Better Menstrual Hygiene is Good for Business

Chris Williams, Executive Director, Water Supply and Sanitation Collaborative Council, and Racheal Meiers, Director, HERproject

Better Menstrual Hygiene is Good for Business

Every girl has a story about it. No woman, however old, probably forgets the experience of her first period. And the experience is more likely to have been negative than positive. In the developed world, where sanitary products are still advertised using a blue liquid that has yet to emerge from women, there is probably shyness or shame. In many developing countries, matters are far worse.

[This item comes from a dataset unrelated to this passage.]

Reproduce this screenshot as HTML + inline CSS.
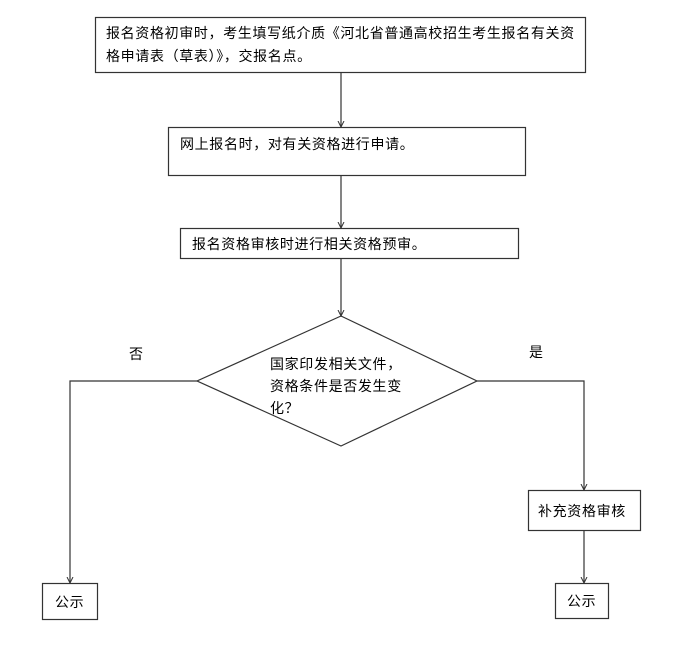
<!DOCTYPE html>
<html><head><meta charset="utf-8"><style>
body{margin:0;background:#fff;}
svg text{font-family:"Liberation Sans","Noto Sans CJK SC",sans-serif;font-size:14px;letter-spacing:0.65px;fill:#000;}
</style></head><body>
<svg width="682" height="643" viewBox="0 0 682 643" xmlns="http://www.w3.org/2000/svg">
<defs><marker id="a" markerWidth="8" markerHeight="8" refX="6" refY="4" orient="auto" markerUnits="userSpaceOnUse"><path d="M0,1 L6,4 L0,7" fill="none" stroke="#333" stroke-width="1"/></marker></defs>
<g fill="none" stroke="#333" stroke-width="1.2">
<rect x="95.5" y="17.5" width="490" height="55"/>
<rect x="168.5" y="127.5" width="357" height="48"/>
<rect x="180.5" y="228.5" width="338" height="30"/>
<polygon points="341,316 477,381 341,446 197,381"/>
<rect x="42.5" y="583.5" width="55" height="36"/>
<rect x="528.5" y="490.5" width="112" height="40"/>
<rect x="555.5" y="583.5" width="53" height="35"/>
<line x1="341" y1="72" x2="341" y2="127" marker-end="url(#a)"/>
<line x1="341" y1="176" x2="341" y2="228" marker-end="url(#a)"/>
<line x1="341" y1="259" x2="341" y2="316" marker-end="url(#a)"/>
<polyline points="197,381 70,381 70,583" marker-end="url(#a)"/>
<polyline points="477,381 584,381 584,490" marker-end="url(#a)"/>
<line x1="584" y1="531" x2="584" y2="583" marker-end="url(#a)"/>
</g>
<text x="106" y="38">报名资格初审时，考生填写纸介质《河北省普通高校招生考生报名有关资</text>
<text x="106" y="61">格申请表（草表）》，交报名点。</text>
<text x="180" y="149">网上报名时，对有关资格进行申请。</text>
<text x="192" y="249">报名资格审核时进行相关资格预审。</text>
<text x="270" y="369">国家印发相关文件，</text>
<text x="270" y="391">资格条件是否发生变</text>
<text x="270" y="413">化？</text>
<text x="129" y="359">否</text>
<text x="529" y="357">是</text>
<text x="55" y="607">公示</text>
<text x="538" y="516">补充资格审核</text>
<text x="567" y="606">公示</text>
</svg>
</body></html>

Last year, the Water Supply and Sanitation Collaborative Council (WSSCC), a UN body focused on improving sanitation and hygiene worldwide, set up a small tent in the corner of a travelling sanitation carnival called Nirmal Bharat Yatra (Great WASH Yatra). The Yatra travelled through six Indian states, over 50,000 kilometres, and saw 12,000 visitors pass through its gates to watch its WASH Idol talent shows, or play its sanitation-themed carnival games such as Poop Minefield (where blindfolded players have to pick up soap and avoid potentially dangerous poop). Only some of those, however, were allowed in the tent, because this was the Menstrual Hygiene Management Laboratory, or MHM Lab, for women and girls only. Behind its gaily coloured curtains, women and girls could take part in surveys about their experiences of periods, learn how to properly dry and use sanitary cloths (iron them first, dry them in sunshine) and take some free sanitary cloths home. They could also sign up to the WSSCC pledge to break the silence around this most damaging of taboos. But they did that anyway. Researchers in the lab were stunned by the desperation they saw in visitors just to talk about periods, and to learn.

73% of visitors to the tent said they knew nothing about menstruation when their periods began. Anecdotally, reports were given of girls seeing that they were bleeding and thinking they had cancer or were horribly injured. Even their mothers had not talked to them about it. During school outreach programmes, teachers reported their discomfort too. “How can I talk about menstruation,” said one male teacher, “when the parents would beat me up if I did?” Girls and women reported endemic restrictions on their lives: they were not allowed to eat pickles, cook food, carry water, go to temple or to wash themselves while they were menstruating.

Women in Pakistan, meanwhile, reported to the HERproject, a health programme set up by Business for Social Responsibility, that they were not supposed to wash during their period either. If they did, they would grow black, coarse hairs over their body and be unmarriageable.
These myths may seem ridiculous but they do real harm. Women who cannot wash themselves or who are too ashamed to wash their sanitary cloths run a constant risk of infection. Girls who are terrified of smelling are more likely to drop out of school permanently. We know already that up to a quarter of schoolgirls in India, for example, leave school when they reach puberty, a shocking proportion.

After educational outreach in Pakistani and Bangladeshi workplaces, HERproject saw factory worker absenteeism – most female workers stayed away from work for 3-5 days every month – reduced dramatically. Urinary infections – previously a monthly occurrence – disappeared. When factories provided subsidised sanitary napkins for sale, 80% of women began to use them.
Clearly, there is a desperate need from women and girls in developing countries for more information, better products, more openness and adequate and appropriate sanitation and hygiene facilities that can provide a comfortable space for women’s menstrual cycles with privacy and dignity.

Why haven’t they had it up until now? As discussed in We Can’t Wait, a new report by WSSCC, WaterAid and Unilever Domestos, the problem is systemic and intellectual. In health, as with other sectors, governments and the private sector often think in neat compartments such as family planning, HIV/AIDS or sanitation. But women and girls do not think of their bodies in this way. We need to begin to think more holistically about the terrible stigma of menstruation, and connect it appropriately to fertility, in order to tackle related stigma surrounding family planning and sexually transmitted infections. We need to start questioning funding priorities. We need to think of more creative ways to get information and education out to women and girls, but also to their teachers and health workers, who are rarely trained in providing menstrual hygiene information. There are encouraging signs that this can be done. Perhaps menstrual education can be attached to the roll-out of the HPV vaccine, due to begin this year. As chronic infection can impact on fertility, lessons in MHM could be linked to family planning programmes. That huge school drop-out rate is surely of enormous interest to anyone interested in funding better education and minimising school drop-outs. The HERproject has shown that businesses who invest in better menstrual hygiene for their – predominantly female – workers will have more productive factories. Better menstrual hygiene is good for business. These kinds of collaborations are really exciting, but they need to be fostered and encouraged.

How do we get businesses, donors and governments to properly address this desperate problem? First, by talking about it. That may seem a facile solution when the stakes are so high. But when menstruation is so hidden and stigmatized, breaking the silence can be immensely powerful. Let’s make good the belief that the time has come to shed our embarrassment, and to start talking periods, loudly, openly, unashamedly.